"Office of Congressional Ethics Clears Spencer Bachus, Highlights Weakness Of Insider Trading Rules"
Last November, CBS’s 60 Minutes aired a report — based on Peter Schweizer’s book Throw Them All Out — accusing several members of Congress of profiting from stock trades made after receiving private briefings. In that report, the news program said that in 2008, one day after receiving a private briefing from the nation’s chief economic officials on the extent of the financial crisis, Bachus bet that the stock market would tank:
While Congressman Bachus was publicly trying to keep the economy from cratering, he was privately betting that it would, buying option funds that would go up in value if the market went down.

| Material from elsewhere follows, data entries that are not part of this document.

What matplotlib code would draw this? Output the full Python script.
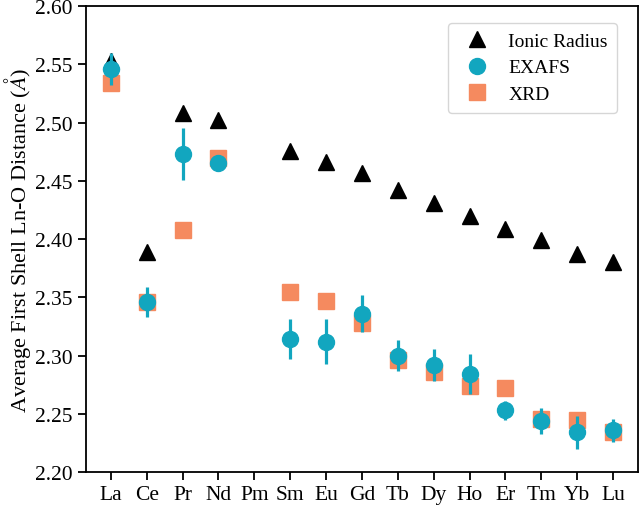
import matplotlib
matplotlib.use("Agg")
import matplotlib.pyplot as plt
from matplotlib.lines import Line2D

plt.rcParams['font.family'] = ['Liberation Serif', 'DejaVu Serif']
plt.rcParams['mathtext.fontset'] = 'stix'

elements = ['La', 'Ce', 'Pr', 'Nd', 'Pm', 'Sm', 'Eu', 'Gd', 'Tb', 'Dy', 'Ho', 'Er', 'Tm', 'Yb', 'Lu']

# ionic radius based distances (no Pm)
ionic = [2.553, 2.389, 2.508, 2.502, None, 2.476, 2.466, 2.457, 2.442, 2.431, 2.420, 2.409, 2.399, 2.387, 2.380]
# EXAFS with error bars
exafs = [2.546, 2.346, 2.473, 2.465, None, 2.314, 2.312, 2.336, 2.300, 2.292, 2.284, 2.253, 2.244, 2.234, 2.236]
exafs_err = [0.014, 0.013, 0.022, 0.003, None, 0.017, 0.019, 0.016, 0.013, 0.014, 0.017, 0.008, 0.011, 0.014, 0.010]
# XRD
xrd = [2.534, 2.346, 2.408, 2.470, None, 2.355, 2.347, 2.328, 2.296, 2.286, 2.274, 2.272, 2.246, 2.245, 2.234]

teal = '#12a6bf'
salmon = '#f58a5f'

def pick(vals):
    xs = [i for i, v in enumerate(vals) if v is not None]
    return xs, [vals[i] for i in xs]

fig = plt.figure(figsize=(6.4, 5.06), dpi=100)
ax = fig.add_axes([0.134, 0.065, 0.863, 0.921])

xi, yi = pick(ionic)
ax.plot(xi, yi, '^', color='black', ms=11.5, ls='none', zorder=2)
xx, yx = pick(xrd)
ax.plot(xx, yx, 's', color=salmon, ms=11.5, ls='none', zorder=3)
xe, ye = pick(exafs)
ee = [exafs_err[i] for i in xe]
ax.errorbar(xe, ye, yerr=ee, fmt='o', color=teal, ms=11.5, elinewidth=2.3,
            capsize=0, zorder=4)

ax.set_xlim(-0.7, 14.7)
ax.set_ylim(2.20, 2.60)
ax.set_xticks(range(len(elements)))
ax.set_xticklabels(elements)
ax.set_yticks([2.20, 2.25, 2.30, 2.35, 2.40, 2.45, 2.50, 2.55, 2.60])
ax.set_yticklabels(['2.20', '2.25', '2.30', '2.35', '2.40', '2.45', '2.50', '2.55', '2.60'])
ax.tick_params(labelsize=15.5, length=6, width=1.3, direction='out')
for s in ax.spines.values():
    s.set_linewidth(1.3)
ax.set_ylabel('Average First Shell Ln-O Distance ($\\mathit{\\AA}$)', fontsize=16, labelpad=1.5)

handles = [
    Line2D([], [], marker='^', color='black', ls='none', ms=11.5),
    Line2D([], [], marker='o', color=teal, ls='none', ms=11.5),
    Line2D([], [], marker='s', color=salmon, ls='none', ms=11.5),
]
leg = ax.legend(handles, ['Ionic Radius', 'EXAFS', 'XRD'],
                loc='upper right', fontsize=14, frameon=True, handletextpad=0.6,
                borderpad=0.5, labelspacing=0.45, bbox_to_anchor=(0.98, 0.985))
leg.get_frame().set_edgecolor('#cccccc')

fig.savefig('out.png', dpi=100)
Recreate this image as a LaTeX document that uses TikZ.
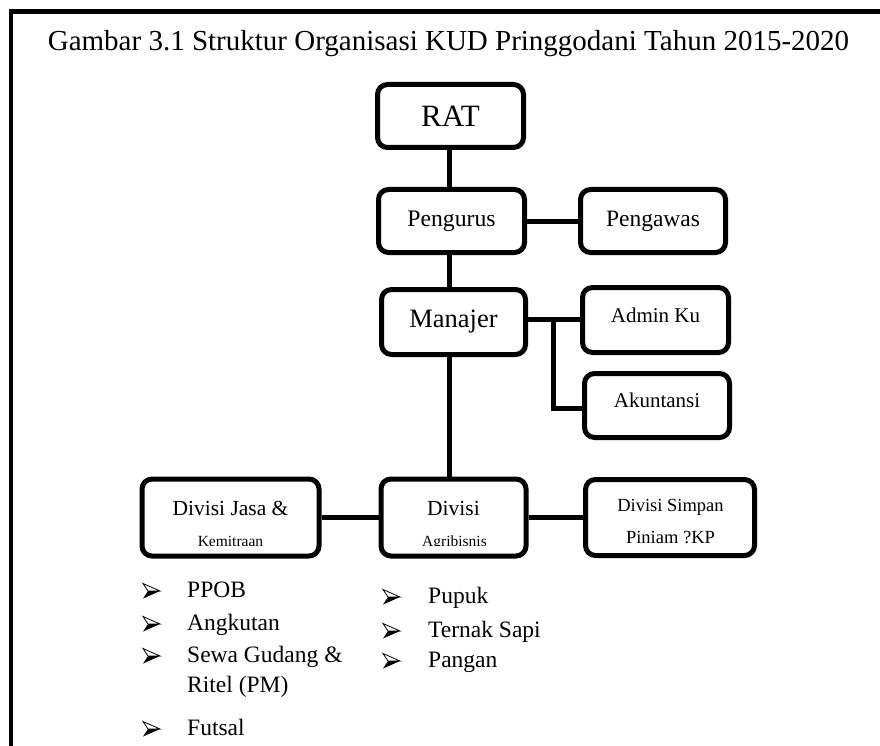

He would make a variety of trades and profited at a time when most Americans were losing their shirts.
Bachus, now chairman of the powerful House Financial Services committee that oversees Wall Street, apparently made a $30,000 profit. But, as the report noted, members of Congress have long been considered exempt from anti-insider trading laws. Despite the exemption, the OCE opened an investigation into whether the Bachus trades violated any rule.
While the investigation was in progress, Congress passed the Stop Trading on Congressional Knowledge (STOCK) Act. The bill tightened some of the rules, but thanks to significant Wall Street lobbying, House Republicans successfully watered down the stronger Senate version. The final product left significant loopholes. Members of Congress can still own stocks in the industries they regulate and can still sell secret “political intelligence” to investors.
Friday, the OCE ended the inquiry. In a press release Bachus celebratedthe end of what he called a “destructive and disruptive, media generated assault,” saying:
It has been a long, painful, and frustrating experience to have a reputation built over many years sullied by untrue accusations. I also appreciate former SEC Chairmen Harvey Pitt and Roderick Hills and Federal Judge Stanley Sporkin for reviewing the allegations, determining they were false and meritless, and publicly coming to my defense. Perhaps the most gratifying aspect is that my constituents who know me best recently reaffirmed their faith in my character and my ability to serve their interests, and my personal commitment to them is to continue to serve with the highest level of effectiveness and accountability. Finally, I want to thank the OCE staff for their professionalism and the OCE Board for unanimously coming to the right conclusion. While their review and report should never have been necessary, I am pleased that they have helped clear my name.
Given that the rules in 2008 were not even the slightly tougher STOCK Act provisions, it is little surprise that the OCE found there was “not substantial reason to believe that a violation of House Rules and Standards of Conduct occurred.” Even if it did not violate the House’s permissive rules — and even if, as he claims, his behavior was not technically insider trading — the OCE’s action hardly has cleared his name. Significant questions remain about whether his dealings were ethical.
This ruling serves as a reminder of the gaping holes in Congressional ethics rules. And with unseemly — but unpunished — trading practices all too common, it is little wonder that Congress currently sports an approval rating in the low teens.